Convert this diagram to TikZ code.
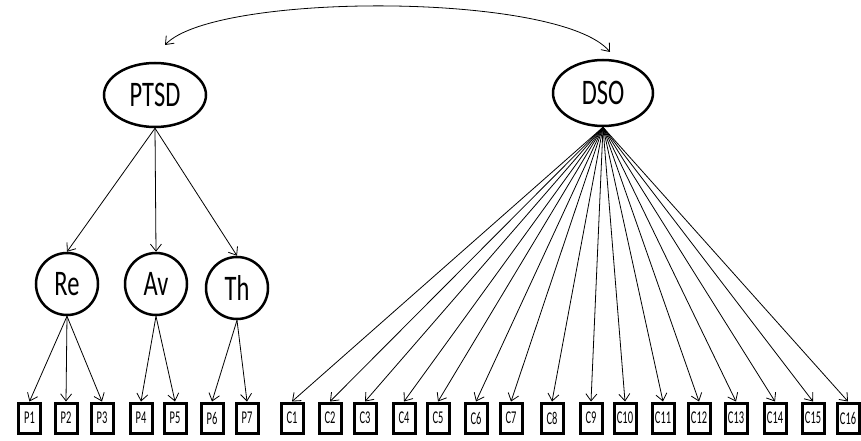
\documentclass[tikz,border=0pt]{standalone}
\usepackage{fontspec}
\newfontfamily\lblfont[FakeStretch=0.68]{Carlito}
\newfontfamily\boxfont[FakeStretch=0.58]{Carlito}
\usetikzlibrary{arrows.meta,shapes.geometric}
\begin{document}
\begin{tikzpicture}[x=1pt,y=-1pt,
  lat/.style={draw, ellipse, line width=2.5pt, inner sep=0pt, font=\lblfont\fontsize{36}{40}\selectfont},
  fac/.style={draw, circle, line width=2.5pt, minimum size=62pt, inner sep=0pt, font=\lblfont\fontsize{36}{40}\selectfont},
  ind/.style={draw, rectangle, line width=3pt, minimum width=22pt, minimum height=30pt, inner sep=0pt, font=\boxfont\fontsize{18}{20}\selectfont},
  arr/.style={-{Straight Barb[length=7pt,width=11pt]}, line width=0.8pt},
  dbl/.style={{Straight Barb[length=7pt,width=11pt]}-{Straight Barb[length=7pt,width=11pt]}, line width=0.8pt}]
\useasboundingbox (0,0) rectangle (861,441);
\fill[white] (0,0) rectangle (861,441);
\node[lat, minimum width=102pt, minimum height=64pt] (PTSD) at (155,95) {PTSD};
\node[lat, minimum width=100pt, minimum height=66pt] (DSO) at (603,93) {DSO};
\node[fac] (Re) at (67,284) {Re};
\node[fac] (Av) at (156,284) {Av};
\node[fac] (Th) at (237,288) {Th};
\foreach \n/\x in {1/29.5,2/66,3/102,4/141,5/175,6/212,7/247}
  \node[ind] (P\n) at (\x,418) {P\n};
\foreach \n/\x in {1/292,2/330,3/365,4/404,5/438,6/476,7/511,8/552,9/591,10/625,11/663,12/699,13/736,14/775,15/813,16/848}
  \node[ind] (C\n) at (\x,418) {C\n};
\coordinate (cl) at (165,45);
\coordinate (cr) at (610,52);
\draw[dbl] (cl) .. controls (215,-8) and (560,-8) .. (cr);
\foreach \t in {Re,Av,Th} \draw[arr] (PTSD.south) -- (\t.north);
\foreach \t in {1,2,3} \draw[arr] (Re.south) -- (P\t.north);
\foreach \t in {4,5} \draw[arr] (Av.south) -- (P\t.north);
\foreach \t in {6,7} \draw[arr] (Th.south) -- (P\t.north);
\foreach \i in {1,...,16} \draw[arr] (DSO.south) -- (C\i.north);
\end{tikzpicture}
\end{document}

What you are asked to do —
Except for the pictures, reproduce every line exactly.

In response —
Convert this diagram to TikZ code.
\documentclass[tikz,border=0pt]{standalone}
\usepackage{fontspec}
\newfontfamily\lblfont[FakeStretch=0.68]{Carlito}
\newfontfamily\boxfont[FakeStretch=0.58]{Carlito}
\usetikzlibrary{arrows.meta,shapes.geometric}
\begin{document}
\begin{tikzpicture}[x=1pt,y=-1pt,
  lat/.style={draw, ellipse, line width=2.5pt, inner sep=0pt, font=\lblfont\fontsize{36}{40}\selectfont},
  fac/.style={draw, circle, line width=2.5pt, minimum size=62pt, inner sep=0pt, font=\lblfont\fontsize{36}{40}\selectfont},
  ind/.style={draw, rectangle, line width=3pt, minimum width=22pt, minimum height=30pt, inner sep=0pt, font=\boxfont\fontsize{18}{20}\selectfont},
  arr/.style={-{Straight Barb[length=7pt,width=11pt]}, line width=0.8pt},
  dbl/.style={{Straight Barb[length=7pt,width=11pt]}-{Straight Barb[length=7pt,width=11pt]}, line width=0.8pt}]
\useasboundingbox (0,0) rectangle (861,441);
\fill[white] (0,0) rectangle (861,441);
\node[lat, minimum width=102pt, minimum height=64pt] (PTSD) at (155,95) {PTSD};
\node[lat, minimum width=100pt, minimum height=66pt] (DSO) at (603,93) {DSO};
\node[fac] (Re) at (67,284) {Re};
\node[fac] (Av) at (156,284) {Av};
\node[fac] (Th) at (237,288) {Th};
\foreach \n/\x in {1/29.5,2/66,3/102,4/141,5/175,6/212,7/247}
  \node[ind] (P\n) at (\x,418) {P\n};
\foreach \n/\x in {1/292,2/330,3/365,4/404,5/438,6/476,7/511,8/552,9/591,10/625,11/663,12/699,13/736,14/775,15/813,16/848}
  \node[ind] (C\n) at (\x,418) {C\n};
\coordinate (cl) at (165,45);
\coordinate (cr) at (610,52);
\draw[dbl] (cl) .. controls (215,-8) and (560,-8) .. (cr);
\foreach \t in {Re,Av,Th} \draw[arr] (PTSD.south) -- (\t.north);
\foreach \t in {1,2,3} \draw[arr] (Re.south) -- (P\t.north);
\foreach \t in {4,5} \draw[arr] (Av.south) -- (P\t.north);
\foreach \t in {6,7} \draw[arr] (Th.south) -- (P\t.north);
\foreach \i in {1,...,16} \draw[arr] (DSO.south) -- (C\i.north);
\end{tikzpicture}
\end{document}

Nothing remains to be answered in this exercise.